I am finishing up my fourth Frost. (That kind of rolls off the tongue like Firth of Forth). Dear Detective Inspector Jack Frost of the Denton Divison Police Department. This coarse, curmudgeonly character grows on me. Here are the things I like about him:
He works on multiple cases at once ranging from murder to kidnapping to petty larceny. Most fictional detectives try to solve one case per book. This gives the story a more realistic feel and the timeline in each book usually covers just a few days.
Frost hates paperwork. He is willing to let another detective take the glory for solving a case rather than waste time writing up reports.
He doesn't mind admitting it when his ideas or suspicions turn out to be wrong. He just moves on to his next plan with the goal always in mind of catching the bad guys.
Frost doesn't have a regular partner. It seems that in every book there is a new person sitting at the other desk in his messy, smoke-filled office. In Hard Frost, the new detective happens to be a woman, Liz Maud. She and Frost get off to a rough start, but I think she is beginning to like him just a tiny, tiny bit. OK, maybe not like, but respect.

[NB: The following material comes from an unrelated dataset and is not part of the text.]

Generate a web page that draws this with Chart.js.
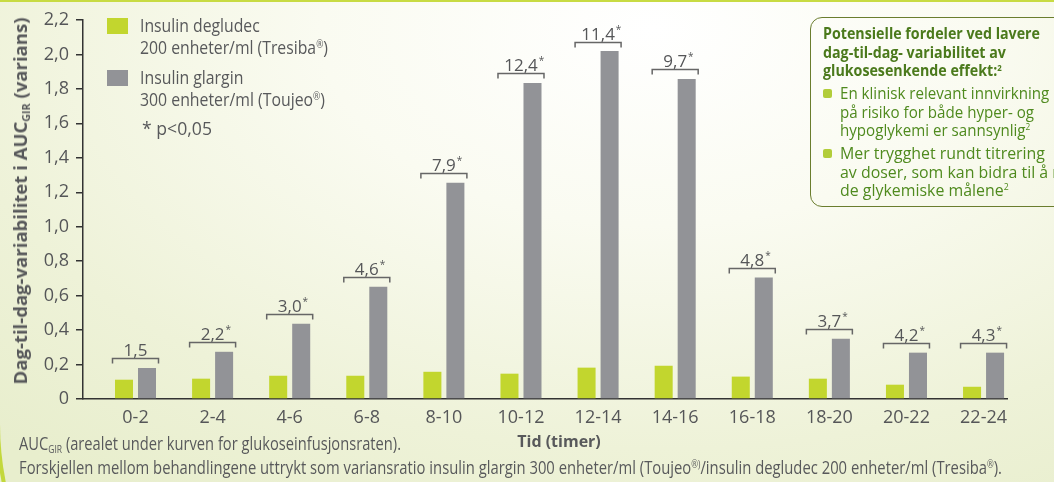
<!DOCTYPE html>
<html lang="no">
<head>
<meta charset="utf-8">
<title>Dag-til-dag-variabilitet</title>
<script src="https://cdn.jsdelivr.net/npm/chart.js@4.4.1/dist/chart.umd.min.js"></script>
<style>
  html, body { margin: 0; padding: 0; }
  body {
    width: 1054px; height: 482px; overflow: hidden; position: relative;
    background: radial-gradient(ellipse 950px 560px at 62% 6%, #ffffff 0%, #fafbf1 35%, #eef2d8 75%, #e8eecd 100%);
    font-family: 'Open Sans', sans-serif;
    color: #58595b;
  }
  #topline { position: absolute; left: 0; top: 0; width: 1054px; height: 2px; background: #c8db43; }
  #corner {
    position: absolute; left: -4px; top: 120px; width: 1200px; height: 600px;
    border-left: 4px solid #c3d83c; border-bottom: 4px solid #c3d83c;
    border-bottom-left-radius: 300px;
  }
  canvas { position: absolute; left: 0; top: 0; }
  sup { font-size: 55%; line-height: 0; position: relative; top: -0.6em; vertical-align: baseline; }
  sub { font-size: 58%; line-height: 0; position: relative; top: 0.3em; vertical-align: baseline; }
  .fit { transform-origin: 0 0; white-space: nowrap; }
  .sq { position: absolute; width: 21px; height: 16px; }
  .leg { position: absolute; left: 140px; font-size: 18px; line-height: 22px; }
  #ytitle {
    position: absolute; left: 20px; top: 201px; white-space: nowrap;
    font-size: 18px; font-weight: bold; line-height: 22px;
  }
  #xtitle {
    position: absolute; left: 559px; top: 441px; transform: translate(-50%, -50%);
    font-size: 16px; font-weight: bold; white-space: nowrap;
  }
  .foot { position: absolute; left: 19px; font-size: 18px; line-height: 24px; }
  #box {
    position: absolute; left: 810px; top: 17px; width: 270px; height: 190px;
    border: 1.5px solid #6a7d2e; border-radius: 12px; box-sizing: border-box;
    padding: 6px 0 0 12px; color: #4f8a1e; overflow: hidden;
  }
  #box .t { font-weight: bold; font-size: 16px; line-height: 18.5px; color: #4b7a1c; margin-bottom: 4.5px; }
  #box .b { position: relative; padding-left: 17px; margin-bottom: 4.5px; height: 55.5px; }
  #box .b .fit { font-size: 17px; line-height: 18.5px; }
  #box .b::before {
    content: ''; position: absolute; left: 0; top: 5px; width: 9px; height: 9px;
    border-radius: 2px; background: #b2cd3a;
  }
</style>
</head>
<body>
<div id="topline"></div>
<div id="corner"></div>
<canvas id="grafico" width="1054" height="482"></canvas>

<div class="sq" style="left:107px;top:18px;background:#c2d62e"></div>
<div class="leg fit" style="top:14px" data-w="188" data-ref="1"><span class="ln">Insulin degludec</span><br><span class="ln">200 enheter/ml (Tresiba<sup>®</sup>)</span></div>
<div class="sq" style="left:107px;top:70px;background:#929397"></div>
<div class="leg fit" style="top:66px" data-w="185" data-ref="1"><span class="ln">Insulin glargin</span><br><span class="ln">300 enheter/ml (Toujeo<sup>®</sup>)</span></div>
<div class="leg fit" style="top:117px;left:142px" data-w="70" data-ref="0"><span class="ln">* p&lt;0,05</span></div>

<div id="ytitle"><span class="ln">Dag-til-dag-variabilitet i AUC<sub>GIR</sub> (varians)</span></div>
<div id="xtitle">Tid (timer)</div>

<div class="foot fit" style="top:431px" data-w="382" data-ref="0"><span class="ln">AUC<sub>GIR</sub> (arealet under kurven for glukoseinfusjonsraten).</span></div>
<div class="foot fit" style="top:455px" data-w="983" data-ref="0"><span class="ln">Forskjellen mellom behandlingene uttrykt som variansratio insulin glargin 300 enheter/ml (Toujeo<sup>®)</sup>/insulin degludec 200 enheter/ml (Tresiba<sup>®</sup>).</span></div>

<div id="box">
  <div class="t fit" data-w="217" data-ref="0"><span class="ln">Potensielle fordeler ved lavere</span><br><span class="ln">dag-til-dag- variabilitet av</span><br><span class="ln">glukosesenkende effekt:<sup>2</sup></span></div>
  <div class="b"><div class="fit" data-w="194" data-ref="1"><span class="ln">En klinisk relevant innvirkning</span><br><span class="ln">på risiko for både hyper- og</span><br><span class="ln">hypoglykemi er sannsynlig<sup>2</sup></span></div></div>
  <div class="b"><div class="fit" data-w="205" data-ref="0"><span class="ln">Mer trygghet rundt titrering</span><br><span class="ln">av doser, som kan bidra til å nå</span><br><span class="ln">de glykemiske målene<sup>2</sup></span></div></div>
</div>

<script>
const tider = ['0-2', '2-4', '4-6', '6-8', '8-10', '10-12', '12-14', '14-16', '16-18', '18-20', '20-22', '22-24'];
const degludec = [0.112, 0.118, 0.135, 0.135, 0.158, 0.147, 0.182, 0.193, 0.13, 0.118, 0.083, 0.071];
const glargin = [0.18, 0.274, 0.437, 0.651, 1.256, 1.835, 2.02, 1.858, 0.705, 0.35, 0.269, 0.269];
const ratio = [1.5, 2.2, 3.0, 4.6, 7.9, 12.4, 11.4, 9.7, 4.8, 3.7, 4.2, 4.3];
const signifikant = [false, true, true, true, true, true, true, true, true, true, true, true];
const yTicks = [0, 0.2, 0.4, 0.6, 0.8, 1.0, 1.2, 1.4, 1.6, 1.8, 2.0, 2.2];

const tekst = '#555658';
const tall = "'Open Sans', sans-serif";
const komma = v => v === 0 ? '0' : v.toFixed(1).replace('.', ',');

// smal skrift: skaler tekstblokkene i bredden
function tilpass() {
  document.querySelectorAll('.fit').forEach(el => {
    el.style.transform = 'none';
    const ln = el.querySelectorAll('.ln')[+el.dataset.ref];
    const k = (+el.dataset.w) / ln.getBoundingClientRect().width;
    el.style.transform = 'scaleX(' + k + ')';
  });
  const yt = document.getElementById('ytitle');
  yt.style.transform = 'none';
  const w = yt.querySelector('.ln').getBoundingClientRect().width;
  yt.style.transform = 'translate(-50%, -50%) rotate(-90deg) scaleX(' + (367 / w) + ')';
}
tilpass();
if (document.fonts) document.fonts.ready.then(tilpass);

// klammer med varians-ratio over hvert par
const ratioPlugin = {
  id: 'ratio',
  afterDatasetsDraw(chart) {
    const ctx = chart.ctx;
    const gronn = chart.getDatasetMeta(0).data;
    const gra = chart.getDatasetMeta(1).data;
    ctx.save();
    gra.forEach((bar, i) => {
      const cx = (gronn[i].x + bar.x) / 2;
      const yb = Math.round(bar.y - 9.5) + 0.5;
      ctx.strokeStyle = '#666';
      ctx.lineWidth = 1.5;
      ctx.beginPath();
      ctx.moveTo(cx - 23, yb + 5);
      ctx.lineTo(cx - 23, yb);
      ctx.lineTo(cx + 23, yb);
      ctx.lineTo(cx + 23, yb + 5);
      ctx.stroke();
      const txt = komma(ratio[i]);
      ctx.fillStyle = tekst;
      ctx.font = '17px ' + tall;
      ctx.textAlign = 'center';
      ctx.textBaseline = 'alphabetic';
      ctx.fillText(txt, cx, yb - 3);
      if (signifikant[i]) {
        const w = ctx.measureText(txt).width;
        ctx.font = '10px ' + tall;
        ctx.textAlign = 'left';
        ctx.fillText('*', cx + w / 2 + 1, yb - 10);
      }
    });
    ctx.restore();
  }
};

new Chart(document.getElementById('grafico'), {
  type: 'bar',
  data: {
    datasets: [
      {
        label: 'Insulin degludec 200 enheter/ml (Tresiba®)',
        data: degludec.map((v, i) => ({ x: i, y: v })),
        backgroundColor: '#c2d62e',
        categoryPercentage: 0.597,
        barPercentage: 0.783
      },
      {
        label: 'Insulin glargin 300 enheter/ml (Toujeo®)',
        data: glargin.map((v, i) => ({ x: i, y: v })),
        backgroundColor: '#929397',
        categoryPercentage: 0.597,
        barPercentage: 0.783
      }
    ]
  },
  options: {
    responsive: false,
    animation: false,
    devicePixelRatio: 1,
    layout: { padding: { top: 20, right: 47, left: 0, bottom: 0 } },
    plugins: { legend: { display: false }, tooltip: { enabled: false } },
    scales: {
      x: {
        type: 'linear',
        min: -0.681,
        max: 11.304,
        bounds: 'data',
        offset: false,
        grid: { display: false },
        border: { display: true, color: '#333', width: 1.5 },
        afterBuildTicks: s => { s.ticks = tider.map((t, i) => ({ value: i })); },
        afterFit: s => { s.height = 83; },
        ticks: {
          autoSkip: false,
          maxRotation: 0,
          padding: 0,
          color: tekst,
          font: { family: tall, size: 18 },
          callback: v => tider[v]
        }
      },
      y: {
        min: 0,
        max: 2.2,
        afterBuildTicks: s => { s.ticks = yTicks.map(v => ({ value: v })); },
        afterFit: s => { s.width = 83; },
        grid: { drawOnChartArea: false, drawTicks: true, tickLength: 7, color: '#333', lineWidth: 1.5 },
        border: { display: true, color: '#333', width: 1.5 },
        ticks: {
          padding: 7,
          color: tekst,
          font: { family: tall, size: 18 },
          callback: v => komma(v)
        }
      }
    }
  },
  plugins: [ratioPlugin]
});
</script>
</body>
</html>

When a family has to be notified of a death, although Frost hates to be the one to carry the tragic news, he does it anyway with as much gentleness as he can muster. There does beat a heart underneath his tattered, dirty raincoat and unpressed suit.
He doesn't suffer fools gladly. Case in point: his superior Superintendent Mr. Mullett. Frost calls him Horn-rimmed Harry. Mr. Mullett is the antithesis of Frost: always on the lookout for the political advantage; pressed and polished to the nth degree; and, constantly nosing in when it is most inconvenient bringing only problems, never solutions.
Yes, our Mr. Frost gets the job done. Maybe not with style, but done nonetheless.